Step 2 - RecA or Rad51 mediate strand invasion of one of the 3’ end into the homologous region of the homologous chromosome

Step 3 - DNA polymerase extends the 3’ end of the invading DNA strand (using the displaced ss loop of parent DNA as template) until the loop base-pairs with the other 3’ ss end.

Step 4 - DNA polymerase extends the other 3’ end sequence.

Step 5 - The 3’ ends are ligated to the exonuclease digested 5’ ends, generating two holiday structures.

Step 6 - Holiday structures resolved; cleavage of the strands, followed by ligation of the alternative 5’ and 3’ ends.

Question 52

What are the products of repair of a ds break by homologous recombination?

Answer 52

Two recombinant molecules that contain the DNA of one parent on one side of the initial break point, and the other parent DNA molecule on the other side of the break point

Question 53

A holiday structure can be cleaved and relegated in two different ways (vertical/horizontal), horizontal cleavage leads to generation of ________ chromosomes, while vertical cleavage leads to the generation of ________ chromosomes.

Answer 53

Horizontal cleavage leads to generation of ORIGINAL chromosomes, while vertical cleavage leads to the generation of RECOMBINANT chromosomes.

Question 54

Match the following terms to their definitions:

Spo11
Mre11 exonuclease complex
Gene conversion

A) Digests the 5’ end of the ds breaks during meiotic recombination
B) A type of DNA recombination in which one DNA sequence is converted to the sequence of a second homologous DNA, leading to a loss of heterozygosity
C) Directs a programmed double strand break for meiotic recombination (similar to topoisomerase)

Answer 54

Spo11 - Directs a programmed double strand break for meiotic recombination (similar to topoisomerase)

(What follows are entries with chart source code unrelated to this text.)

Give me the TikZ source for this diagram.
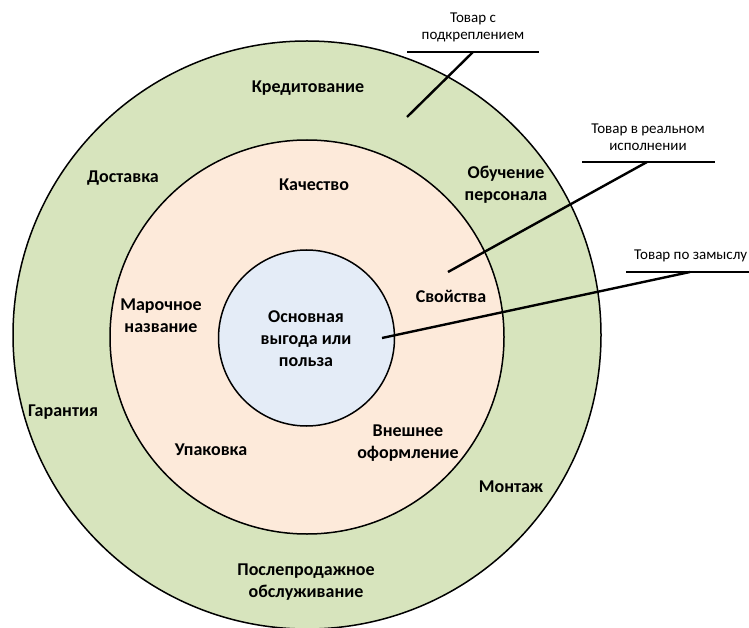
\documentclass[tikz,border=0pt]{standalone}
\usepackage{fontspec}
\setmainfont{Carlito}
\definecolor{ringgreen}{HTML}{D7E4BD}
\definecolor{ringpeach}{HTML}{FDEADA}
\definecolor{coreblue}{HTML}{E4ECF7}
\begin{document}
\begin{tikzpicture}[x=1pt,y=-1pt,
  ring/.style={circle, draw=black, line width=1.5pt, inner sep=0pt},
  lbl/.style={align=center, font=\bfseries\fontsize{18}{22}\selectfont, inner sep=0pt},
  tag/.style={align=center, font=\fontsize{15}{17}\selectfont, inner sep=0pt},
  leader/.style={line width=2.4pt}]
\useasboundingbox (0,0) rectangle (749,628);
\node[ring, fill=ringgreen, minimum size=588pt] (outer) at (307,335) {};
\node[ring, fill=ringpeach, minimum size=394pt] (middle) at (307,337) {};
\node[ring, fill=coreblue, minimum size=176pt] (inner) at (306.5,338) {};

\node[lbl] (core) at (306,339) {Основная\\выгода или\\польза};
\node[lbl] (kred) at (308,88) {Кредитование};
\node[lbl] (dost) at (123,178) {Доставка};
\node[lbl] (kach) at (314,185) {Качество};
\node[lbl] (obuch) at (506,185) {Обучение\\персонала};
\node[lbl] (marka) at (161,316) {Марочное\\название};
\node[lbl] (svoy) at (451,296) {Свойства};
\node[lbl] (garant) at (63,412) {Гарантия};
\node[lbl] (upak) at (211,450) {Упаковка};
\node[lbl] (vnesh) at (408,443) {Внешнее\\оформление};
\node[lbl] (mont) at (511,487) {Монтаж};
\node[lbl] (posle) at (306,582) {Послепродажное\\обслуживание};

% label 1
\node[tag] (t1) at (473,27) {Товар с\\подкреплением};
\coordinate (u1a) at (407,52);
\coordinate (u1b) at (539,52);
\coordinate (u1k) at (473,52);
\coordinate (e1) at (407,117);
\draw[leader] (u1a) -- (u1b);
\draw[leader] (u1k) -- (e1);

% label 2
\node[tag] (t2) at (648,137) {Товар в реальном\\исполнении};
\coordinate (u2a) at (582,162);
\coordinate (u2b) at (715,162);
\coordinate (u2k) at (647,162);
\coordinate (e2) at (448,272);
\draw[leader] (u2a) -- (u2b);
\draw[leader] (u2k) -- (e2);

% label 3
\node[tag, anchor=west] (t3) at (634,256) {Товар по замыслу};
\coordinate (u3a) at (626,272);
\coordinate (u3b) at (760,272);
\coordinate (u3k) at (690,272);
\coordinate (e3) at (382,338);
\draw[leader] (u3a) -- (u3b);
\draw[leader] (u3k) -- (e3);
\end{tikzpicture}
\end{document}
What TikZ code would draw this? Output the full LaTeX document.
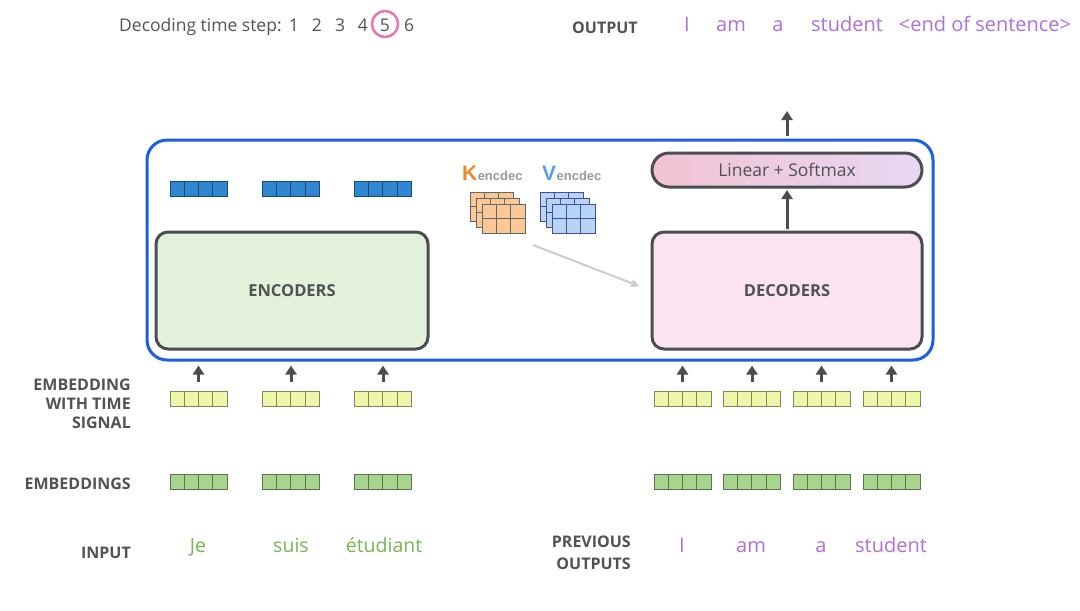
\documentclass[tikz,border=0pt]{standalone}
\usepackage{fontspec}
\setmainfont{Open Sans}
\newfontfamily\arialfont{Liberation Sans}
\usetikzlibrary{positioning,arrows.meta,calc}
\definecolor{darkline}{HTML}{4A4D52}
\definecolor{labelgray}{HTML}{505254}
\definecolor{stackblue}{HTML}{1B5FE3}
\definecolor{encblue}{HTML}{2F86D1}
\definecolor{timeyellow}{HTML}{EEF6A9}
\definecolor{embgreen}{HTML}{A8D58D}
\definecolor{wordgreen}{HTML}{72B84F}
\definecolor{wordpurple}{HTML}{B06FD8}
\definecolor{encfill}{HTML}{E3F1DB}
\definecolor{decfill}{HTML}{FBE4F0}
\definecolor{kfill}{HTML}{F8C996}
\definecolor{kletter}{HTML}{F0892B}
\definecolor{vfill}{HTML}{B5D3F5}
\definecolor{vletter}{HTML}{5C9EEB}
\definecolor{stepcircle}{HTML}{E377B2}
\definecolor{linleft}{HTML}{F1C3D3}
\definecolor{linright}{HTML}{E8D7F3}

% one word vector of four cells
\newcommand{\wordvec}[4]{%
  \node[vecbox, fill=#4, draw=#4!55!black] (#1) at (#2,#3) {};
  \foreach \k in {1,2,3}
    \draw[draw=#4!55!black, line width=1pt] ($(#1.south west)+(\k*14.25,0)$) -- ($(#1.north west)+(\k*14.25,0)$);
}
% one 3x2 key/value grid
\newcommand{\kvgrid}[4]{%
  \draw[fill=#3, draw=#4, line width=1pt] (#1,#2) rectangle ++(43,29);
  \draw[draw=#4, line width=1pt] (#1+14.33,#2) -- ++(0,29) (#1+28.67,#2) -- ++(0,29) (#1,#2+14.5) -- ++(43,0);
}

\tikzset{
  vecbox/.style={minimum width=57pt, minimum height=15pt, inner sep=0pt},
  uparrow/.style={draw=darkline, line width=3pt, -{Triangle[length=9pt,width=11pt]}},
  kvarrow/.style={draw=black!20, line width=2pt, -{Triangle[length=8pt,width=8pt]}},
  blockbox/.style={draw=darkline, line width=3pt, rounded corners=12pt, minimum width=272pt, minimum height=117pt,
    font=\fontsize{16.5}{19}\selectfont\bfseries, text=labelgray},
  rowlabel/.style={anchor=base east, inner sep=0pt, align=right, font=\fontsize{16}{19}\selectfont\bfseries, text=labelgray},
  inword/.style={anchor=base, inner sep=0pt, font=\fontsize{19.5}{22}\selectfont, text=wordgreen},
  outword/.style={anchor=base, inner sep=0pt, font=\fontsize{20}{22}\selectfont, text=wordpurple},
  stepnum/.style={anchor=base, inner sep=0pt, font=\fontsize{17.5}{20}\selectfont, text=labelgray},
}

\begin{document}
\begin{tikzpicture}[x=1pt,y=-1pt]
  \useasboundingbox (0,0) rectangle (1080,611);

  % decoding time steps
  \node[stepnum, anchor=base west] (steptitle) at (119,31) {Decoding time step:};
  \foreach \n/\x in {1/294,2/317,3/340,4/363,5/385,6/409}
    \node[stepnum] (t\n) at (\x,31) {\n};
  \node[draw=stepcircle, circle, line width=2.5pt, minimum size=26pt, inner sep=0pt] (tcircle) at (385,24) {};

  % output words
  \node[rowlabel, anchor=base west] (outlabel) at (572,33) {OUTPUT};
  \node[outword] (o1) at (687,31) {I};
  \node[outword] (o2) at (731,31) {am};
  \node[outword] (o3) at (778,31) {a};
  \node[outword] (o4) at (847,31) {student};
  \node[outword] (o5) at (985,31) {<end of sentence>};

  % encoder-decoder stack
  \node[draw=stackblue, line width=3pt, rounded corners=20pt, minimum width=786pt, minimum height=220pt] (stack) at (540,250) {};
  \node[blockbox, fill=encfill] (enc) at (292,290.5) {ENCODERS};
  \node[blockbox, fill=decfill, minimum width=270pt] (dec) at (787,290.5) {DECODERS};
  \node[draw=darkline, line width=3pt, rounded corners=17pt, minimum width=270pt, minimum height=34pt,
    left color=linleft, right color=linright, font=\fontsize{17.5}{20}\selectfont, text=labelgray] (lin) at (787,170) {Linear + Softmax};

  % encoder outputs
  \foreach \i/\x in {1/198.5,2/291,3/383}
    \wordvec{be\i}{\x}{188.5}{encblue};

  % keys and values
  \node[anchor=base west, inner sep=0pt, font=\arialfont\fontsize{21}{24}\selectfont\bfseries, text=kletter] (klab) at (462,180) {K};
  \node[anchor=base west, inner sep=0pt, font=\arialfont\fontsize{13}{15}\selectfont\bfseries, text=black!40] (ksub) at (klab.base east) {encdec};
  \node[anchor=base west, inner sep=0pt, font=\arialfont\fontsize{21}{24}\selectfont\bfseries, text=vletter] (vlab) at (542,180) {V};
  \node[anchor=base west, inner sep=0pt, font=\arialfont\fontsize{13}{15}\selectfont\bfseries, text=black!40] (vsub) at (vlab.base east) {encdec};
  \foreach \d in {0,6,12} {
    \kvgrid{470+\d}{192+\d}{kfill}{black!60};
    \kvgrid{540+\d}{192+\d}{vfill}{black!60!blue!70};
  }
  \coordinate (kvout) at (533,245);
  \draw[kvarrow, shorten >=12pt] (kvout) -- (dec.west);

  % arrows inside decoder side
  \draw[uparrow, shorten <=1.5pt, shorten >=1.5pt] (dec.north) -- (lin.south);
  \coordinate (outtip) at (787,111);
  \draw[uparrow, shorten <=3pt] (stack.north -| lin.north) -- (outtip);

  % embeddings with time signal
  \foreach \i/\x in {1/198.5,2/291,3/383}
    \wordvec{ye\i}{\x}{398.5}{timeyellow};
  \foreach \i/\x in {1/682.5,2/752,3/821.5,4/891.5}
    \wordvec{yd\i}{\x}{398.5}{timeyellow};
  \foreach \i in {1,2,3}
    \draw[uparrow, shorten <=9pt, shorten >=4pt] (ye\i.north) -- (ye\i.north |- stack.south);
  \foreach \i in {1,2,3,4}
    \draw[uparrow, shorten <=9pt, shorten >=4pt] (yd\i.north) -- (yd\i.north |- stack.south);

  % embeddings
  \foreach \i/\x in {1/198.5,2/291,3/383}
    \wordvec{ge\i}{\x}{482}{embgreen};
  \foreach \i/\x in {1/682.5,2/752,3/821.5,4/891.5}
    \wordvec{gd\i}{\x}{482}{embgreen};

  % row labels
  \node[rowlabel] (timelabel) at (131,428) {EMBEDDING\\WITH TIME\\SIGNAL};
  \node[rowlabel] (emblabel) at (131,489) {EMBEDDINGS};
  \node[rowlabel] (inlabel) at (131,558) {INPUT};
  \node[rowlabel, font=\fontsize{16}{22}\selectfont\bfseries] (prevlabel) at (631,569) {PREVIOUS\\OUTPUTS};

  % input and previous output words
  \node[inword] (w1) at (198,552) {Je};
  \node[inword] (w2) at (291,552) {suis};
  \node[inword] (w3) at (384,552) {étudiant};
  \node[outword] (p1) at (682,552) {I};
  \node[outword] (p2) at (751,552) {am};
  \node[outword] (p3) at (821,552) {a};
  \node[outword] (p4) at (891,552) {student};
\end{tikzpicture}
\end{document}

Mre11 exonuclease complex - Digests the 5’ end of the ds breaks during meiotic recombination

Gene conversion - A type of DNA recombination in which one DNA sequence is converted to the sequence of a second homologous DNA, leading to a loss of heterozygosity

Question 55

T/F Base-pair mismatches between the two parent strands during meiotic recombination usually repaired to generate a complementary bp. In this process, the sequence differences between the two parents are not lost.

Answer 55

False, the sequence differences between the two parents are lost. AKA GENE CONVERSION –> loss of heterozygosity.